Constructive Discharge Claims: When Does the Clock Start Ticking?
An employee who resigns in the face of intolerable discriminatory or harassing working conditions can bring a claim for wrongful termination, known as “constructive discharge.” In May, the U.S. Supreme Court held that the time period for filing a constructive discharge claim begins when the employee gives definite notice of his/her resignation.
A court case resolved a split between federal circuit courts: some ruled that the clock started at the time of resignation, and others ruled that it started at the time of the last allegedly discriminatory act giving rise to the resignation.
Rounding Practices OK if Neutral
California law requires employers to keep accurate records reflecting the hours their employees work. Sometimes, the legality of an employer’s “rounding” of timecard entries comes into question.

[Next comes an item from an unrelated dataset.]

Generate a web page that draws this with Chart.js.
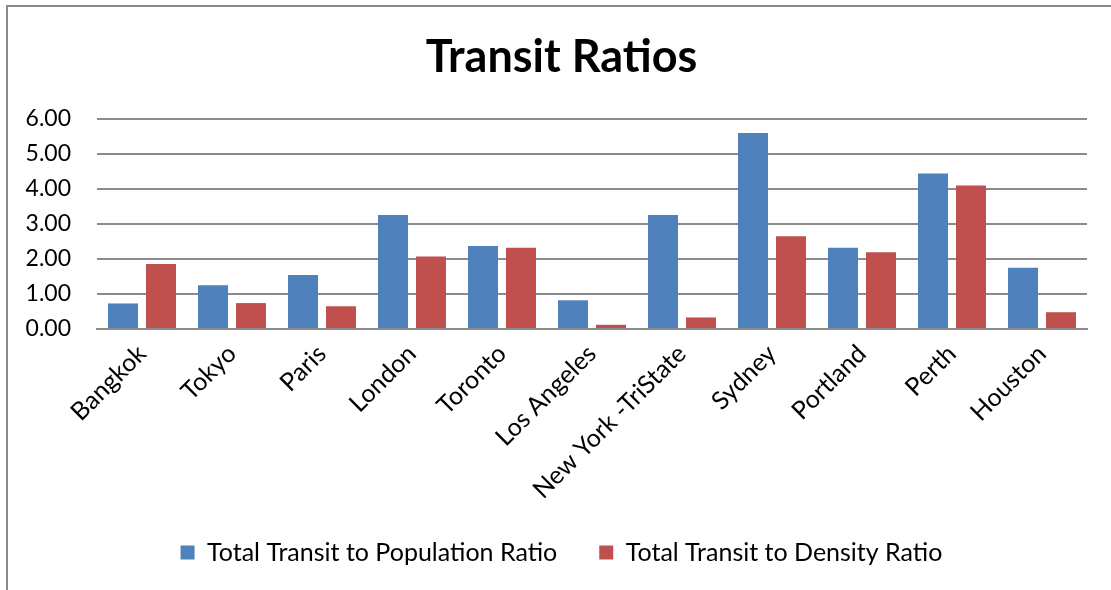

In a recent decision, a federal court confirmed that a company can round nonexempt employee time up to the nearest quarter-hour as long as the practice is neutral both on its face and in practice-meaning that, over time, the practice doesn’t favor either the employer or the employee.
Further, one minute of uncompensated time was determined “de minimis” and, thus, was not compensable time.
No Combined Rest Breaks
A California court affirmed that, in general, rest breaks cannot be combined.
The case involved employees at a metal-finishing company who worked eight-hour shifts and were provided one 30-minute meal break and one combined 20-minute rest break, which occurred either before or after the meal break.
California Supreme Court’s guidance in the appellate court ruled that “rest breaks in an eight hour shift should fall on either side of the meal break, absent factors rendering such scheduling impracticable.” A company has no right to combine rest breaks as a matter of law.